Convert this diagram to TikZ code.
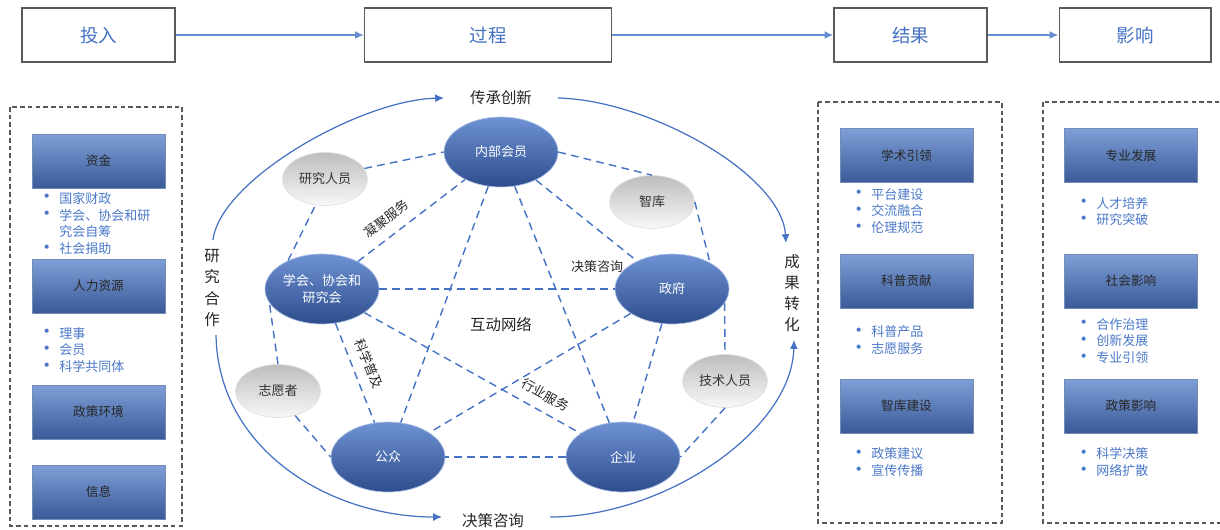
\documentclass[tikz,border=0pt]{standalone}
\usepackage{fontspec}
\setmainfont{Noto Sans CJK SC}
\usetikzlibrary{shapes.geometric,arrows.meta}

\definecolor{lineblue}{HTML}{4472C4}
\definecolor{itemblue}{HTML}{4A78C8}
\definecolor{boxtop}{HTML}{7F9FD8}
\definecolor{boxbot}{HTML}{3A5A98}
\definecolor{elltop}{HTML}{6E92D4}
\definecolor{ellbot}{HTML}{2D4C8C}
\definecolor{greytop}{HTML}{BDBDBD}
\definecolor{greybot}{HTML}{F8F8F8}

\newcommand\bul{\makebox[12.5pt][l]{\raisebox{-0.5pt}{\fontsize{11}{9}\selectfont•}}}
\newcommand\nob{\makebox[12.5pt][l]{}}

\tikzset{
  stage/.style={draw=black!65, line width=0.6pt, fill=white, minimum height=1.08cm,
    text=lineblue, font=\fontsize{10.5}{12}\selectfont},
  bluebox/.style={draw=boxbot!70, line width=0.5pt, top color=boxtop, bottom color=boxbot,
    minimum width=2.66cm, minimum height=1.08cm, text=black!85,
    font=\fontsize{7.2}{9}\selectfont},
  items/.style={anchor=west, align=left, inner sep=0pt, text=itemblue,
    font=\fontsize{7.4}{9.64}\selectfont},
  actor/.style={ellipse, top color=elltop, bottom color=ellbot, draw=elltop!60,
    minimum width=2.28cm, minimum height=1.4cm, inner sep=0pt, align=center,
    text=white, font=\fontsize{7.4}{9.6}\selectfont},
  partner/.style={ellipse, top color=greytop, bottom color=greybot, draw=black!12,
    minimum width=1.7cm, minimum height=1.06cm, inner sep=0pt, text=black!80,
    font=\fontsize{7.4}{9}\selectfont},
  net/.style={lineblue, line width=0.8pt, dash pattern=on 4.4pt off 3pt},
  flow/.style={lineblue, line width=0.7pt, -{Latex[length=5pt,width=4.5pt]}},
  pipe/.style={lineblue!80, line width=1pt, -{Latex[length=5pt,width=4.5pt]}},
  frame/.style={draw=black!65, line width=0.7pt, dash pattern=on 2.6pt off 1.8pt},
  edgelab/.style={inner sep=1.5pt, text=black!85, font=\fontsize{7.4}{9}\selectfont},
  biglab/.style={inner sep=1pt, text=black!85, align=center,
    font=\fontsize{8.8}{12}\selectfont},
}

\begin{document}
\begin{tikzpicture}[x=0.02cm, y=-0.02cm]
\useasboundingbox (0,0) rectangle (1220,529);

% stages
\node[stage, minimum width=3.06cm] (tr) at (98.5,35) {投入};
\node[stage, minimum width=4.94cm] (gc) at (488,35) {过程};
\node[stage, minimum width=3.06cm] (jg) at (910.5,35) {结果};
\node[stage, minimum width=3.04cm] (yx) at (1135,35) {影响};
\draw[pipe] (tr) -- (gc);
\draw[pipe] (gc) -- (jg);
\draw[pipe] (jg) -- (yx);

% dashed frames
\draw[frame] (10,107) rectangle (182,526);
\draw[frame] (818,102) rectangle (1002,523);
\draw[frame] (1043,102) rectangle (1232,523);

% inputs
\node[bluebox] (zj) at (98.5,161) {资金};
\node[items] (zjl) at (37,223.5) {\bul 国家财政\\ \bul 学会、协会和研\\ \nob 究会自筹\\ \bul 社会捐助};
\node[bluebox] (rl) at (98.5,286) {人力资源};
\node[items] (rll) at (37,350) {\bul 理事\\ \bul 会员\\ \bul 科学共同体};
\node[bluebox] (zc) at (98.5,412) {政策环境};
\node[bluebox] (xx) at (98.5,492) {信息};

% results
\node[bluebox] (xs) at (906.5,155.5) {学术引领};
\node[items] (xsl) at (849,211) {\bul 平台建设\\ \bul 交流融合\\ \bul 伦理规范};
\node[bluebox] (kp) at (906.5,281) {科普贡献};
\node[items] (kpl) at (849,340.5) {\bul 科普产品\\ \bul 志愿服务};
\node[bluebox] (zkj) at (906.5,406) {智库建设};
\node[items] (zkl) at (849,462) {\bul 政策建议\\ \bul 宣传传播};

% impacts
\node[bluebox] (zyf) at (1131,155.5) {专业发展};
\node[items] (zyl) at (1074,211.5) {\bul 人才培养\\ \bul 研究突破};
\node[bluebox] (shy) at (1131,281) {社会影响};
\node[items] (shl) at (1074,341) {\bul 合作治理\\ \bul 创新发展\\ \bul 专业引领};
\node[bluebox] (zcy) at (1131,406) {政策影响};
\node[items] (zcl) at (1074,462) {\bul 科学决策\\ \bul 网络扩散};

% network
\node[actor] (hy) at (501,152) {内部会员};
\node[actor] (xh) at (322,289) {学会、协会和\\研究会};
\node[actor] (zf) at (672,289) {政府};
\node[actor] (gz) at (388,457) {公众};
\node[actor] (qy) at (623,457) {企业};
\node[partner] (yj) at (325,179) {研究人员};
\node[partner] (zk) at (652,202) {智库};
\node[partner] (zy) at (278,391) {志愿者};
\node[partner] (js) at (725,381) {技术人员};

% outer ring
\draw[net] (yj.15) -- (hy.west);
\draw[net] (hy.east) -- (zk.north);
\draw[net] (zk.east) -- (zf.35);
\draw[net] (zf.-15) -- (js.north);
\draw[net] (js.south) -- (qy.east);
\draw[net] (qy.west) -- (gz.east);
\draw[net] (zy.-55) -- (gz.west);
\draw[net] (zy.north) -- (xh.195);
\draw[net] (xh.140) -- (yj.250);

% star
\draw[net] (xh) -- node[edgelab, sloped, above=4pt, pos=0.36] (lnj) {凝聚服务} (hy);
\draw[net] (xh) -- node[edgelab, sloped, above=4pt, pos=0.47] (lkp) {科学普及} (gz);
\draw[net] (xh) -- node[edgelab, sloped, above=4pt, pos=0.8] (lhy) {行业服务} (qy);
\foreach \a/\b in {hy/zf, zf/qy, xh/zf, hy/gz, hy/qy, zf/gz}
  \draw[net] (\a) -- (\b);
\node[edgelab] (ljc) at (597,267) {决策咨询};
\node[biglab] (hd) at (501,325) {互动网络};

% outer flows
\node[biglab] (cc) at (501,98) {传承创新};
\node[biglab] (jc) at (493,521) {决策咨询};
\node[biglab] (yh) at (212,288) {研\\究\\合\\作};
\node[biglab] (cz) at (792,293) {成\\果\\转\\化};
\coordinate (c1) at (213,240);
\coordinate (c2) at (444,98);
\coordinate (c3) at (558,98);
\coordinate (c4) at (786,243);
\coordinate (c5) at (550,517);
\coordinate (c6) at (794,340);
\coordinate (c7) at (216,335);
\coordinate (c8) at (442,517);
\draw[flow] (c1) .. controls (220,180) and (360,100) .. (c2);
\draw[flow] (c3) .. controls (650,100) and (782,175) .. (c4);
\draw[flow] (c5) .. controls (665,517) and (792,430) .. (c6);
\draw[flow] (c7) .. controls (218,450) and (330,517) .. (c8);
\end{tikzpicture}
\end{document}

+ + +

WHAT YOU ARE ASKED TO DO
Repeat the data exactly, excluding the pictures.

RESPONSE TO THIS EXERCISE
Convert this diagram to TikZ code.
\documentclass[tikz,border=0pt]{standalone}
\usepackage{fontspec}
\setmainfont{Noto Sans CJK SC}
\usetikzlibrary{shapes.geometric,arrows.meta}

\definecolor{lineblue}{HTML}{4472C4}
\definecolor{itemblue}{HTML}{4A78C8}
\definecolor{boxtop}{HTML}{7F9FD8}
\definecolor{boxbot}{HTML}{3A5A98}
\definecolor{elltop}{HTML}{6E92D4}
\definecolor{ellbot}{HTML}{2D4C8C}
\definecolor{greytop}{HTML}{BDBDBD}
\definecolor{greybot}{HTML}{F8F8F8}

\newcommand\bul{\makebox[12.5pt][l]{\raisebox{-0.5pt}{\fontsize{11}{9}\selectfont•}}}
\newcommand\nob{\makebox[12.5pt][l]{}}

\tikzset{
  stage/.style={draw=black!65, line width=0.6pt, fill=white, minimum height=1.08cm,
    text=lineblue, font=\fontsize{10.5}{12}\selectfont},
  bluebox/.style={draw=boxbot!70, line width=0.5pt, top color=boxtop, bottom color=boxbot,
    minimum width=2.66cm, minimum height=1.08cm, text=black!85,
    font=\fontsize{7.2}{9}\selectfont},
  items/.style={anchor=west, align=left, inner sep=0pt, text=itemblue,
    font=\fontsize{7.4}{9.64}\selectfont},
  actor/.style={ellipse, top color=elltop, bottom color=ellbot, draw=elltop!60,
    minimum width=2.28cm, minimum height=1.4cm, inner sep=0pt, align=center,
    text=white, font=\fontsize{7.4}{9.6}\selectfont},
  partner/.style={ellipse, top color=greytop, bottom color=greybot, draw=black!12,
    minimum width=1.7cm, minimum height=1.06cm, inner sep=0pt, text=black!80,
    font=\fontsize{7.4}{9}\selectfont},
  net/.style={lineblue, line width=0.8pt, dash pattern=on 4.4pt off 3pt},
  flow/.style={lineblue, line width=0.7pt, -{Latex[length=5pt,width=4.5pt]}},
  pipe/.style={lineblue!80, line width=1pt, -{Latex[length=5pt,width=4.5pt]}},
  frame/.style={draw=black!65, line width=0.7pt, dash pattern=on 2.6pt off 1.8pt},
  edgelab/.style={inner sep=1.5pt, text=black!85, font=\fontsize{7.4}{9}\selectfont},
  biglab/.style={inner sep=1pt, text=black!85, align=center,
    font=\fontsize{8.8}{12}\selectfont},
}

\begin{document}
\begin{tikzpicture}[x=0.02cm, y=-0.02cm]
\useasboundingbox (0,0) rectangle (1220,529);

% stages
\node[stage, minimum width=3.06cm] (tr) at (98.5,35) {投入};
\node[stage, minimum width=4.94cm] (gc) at (488,35) {过程};
\node[stage, minimum width=3.06cm] (jg) at (910.5,35) {结果};
\node[stage, minimum width=3.04cm] (yx) at (1135,35) {影响};
\draw[pipe] (tr) -- (gc);
\draw[pipe] (gc) -- (jg);
\draw[pipe] (jg) -- (yx);

% dashed frames
\draw[frame] (10,107) rectangle (182,526);
\draw[frame] (818,102) rectangle (1002,523);
\draw[frame] (1043,102) rectangle (1232,523);

% inputs
\node[bluebox] (zj) at (98.5,161) {资金};
\node[items] (zjl) at (37,223.5) {\bul 国家财政\\ \bul 学会、协会和研\\ \nob 究会自筹\\ \bul 社会捐助};
\node[bluebox] (rl) at (98.5,286) {人力资源};
\node[items] (rll) at (37,350) {\bul 理事\\ \bul 会员\\ \bul 科学共同体};
\node[bluebox] (zc) at (98.5,412) {政策环境};
\node[bluebox] (xx) at (98.5,492) {信息};

% results
\node[bluebox] (xs) at (906.5,155.5) {学术引领};
\node[items] (xsl) at (849,211) {\bul 平台建设\\ \bul 交流融合\\ \bul 伦理规范};
\node[bluebox] (kp) at (906.5,281) {科普贡献};
\node[items] (kpl) at (849,340.5) {\bul 科普产品\\ \bul 志愿服务};
\node[bluebox] (zkj) at (906.5,406) {智库建设};
\node[items] (zkl) at (849,462) {\bul 政策建议\\ \bul 宣传传播};

% impacts
\node[bluebox] (zyf) at (1131,155.5) {专业发展};
\node[items] (zyl) at (1074,211.5) {\bul 人才培养\\ \bul 研究突破};
\node[bluebox] (shy) at (1131,281) {社会影响};
\node[items] (shl) at (1074,341) {\bul 合作治理\\ \bul 创新发展\\ \bul 专业引领};
\node[bluebox] (zcy) at (1131,406) {政策影响};
\node[items] (zcl) at (1074,462) {\bul 科学决策\\ \bul 网络扩散};

% network
\node[actor] (hy) at (501,152) {内部会员};
\node[actor] (xh) at (322,289) {学会、协会和\\研究会};
\node[actor] (zf) at (672,289) {政府};
\node[actor] (gz) at (388,457) {公众};
\node[actor] (qy) at (623,457) {企业};
\node[partner] (yj) at (325,179) {研究人员};
\node[partner] (zk) at (652,202) {智库};
\node[partner] (zy) at (278,391) {志愿者};
\node[partner] (js) at (725,381) {技术人员};

% outer ring
\draw[net] (yj.15) -- (hy.west);
\draw[net] (hy.east) -- (zk.north);
\draw[net] (zk.east) -- (zf.35);
\draw[net] (zf.-15) -- (js.north);
\draw[net] (js.south) -- (qy.east);
\draw[net] (qy.west) -- (gz.east);
\draw[net] (zy.-55) -- (gz.west);
\draw[net] (zy.north) -- (xh.195);
\draw[net] (xh.140) -- (yj.250);

% star
\draw[net] (xh) -- node[edgelab, sloped, above=4pt, pos=0.36] (lnj) {凝聚服务} (hy);
\draw[net] (xh) -- node[edgelab, sloped, above=4pt, pos=0.47] (lkp) {科学普及} (gz);
\draw[net] (xh) -- node[edgelab, sloped, above=4pt, pos=0.8] (lhy) {行业服务} (qy);
\foreach \a/\b in {hy/zf, zf/qy, xh/zf, hy/gz, hy/qy, zf/gz}
  \draw[net] (\a) -- (\b);
\node[edgelab] (ljc) at (597,267) {决策咨询};
\node[biglab] (hd) at (501,325) {互动网络};

% outer flows
\node[biglab] (cc) at (501,98) {传承创新};
\node[biglab] (jc) at (493,521) {决策咨询};
\node[biglab] (yh) at (212,288) {研\\究\\合\\作};
\node[biglab] (cz) at (792,293) {成\\果\\转\\化};
\coordinate (c1) at (213,240);
\coordinate (c2) at (444,98);
\coordinate (c3) at (558,98);
\coordinate (c4) at (786,243);
\coordinate (c5) at (550,517);
\coordinate (c6) at (794,340);
\coordinate (c7) at (216,335);
\coordinate (c8) at (442,517);
\draw[flow] (c1) .. controls (220,180) and (360,100) .. (c2);
\draw[flow] (c3) .. controls (650,100) and (782,175) .. (c4);
\draw[flow] (c5) .. controls (665,517) and (792,430) .. (c6);
\draw[flow] (c7) .. controls (218,450) and (330,517) .. (c8);
\end{tikzpicture}
\end{document}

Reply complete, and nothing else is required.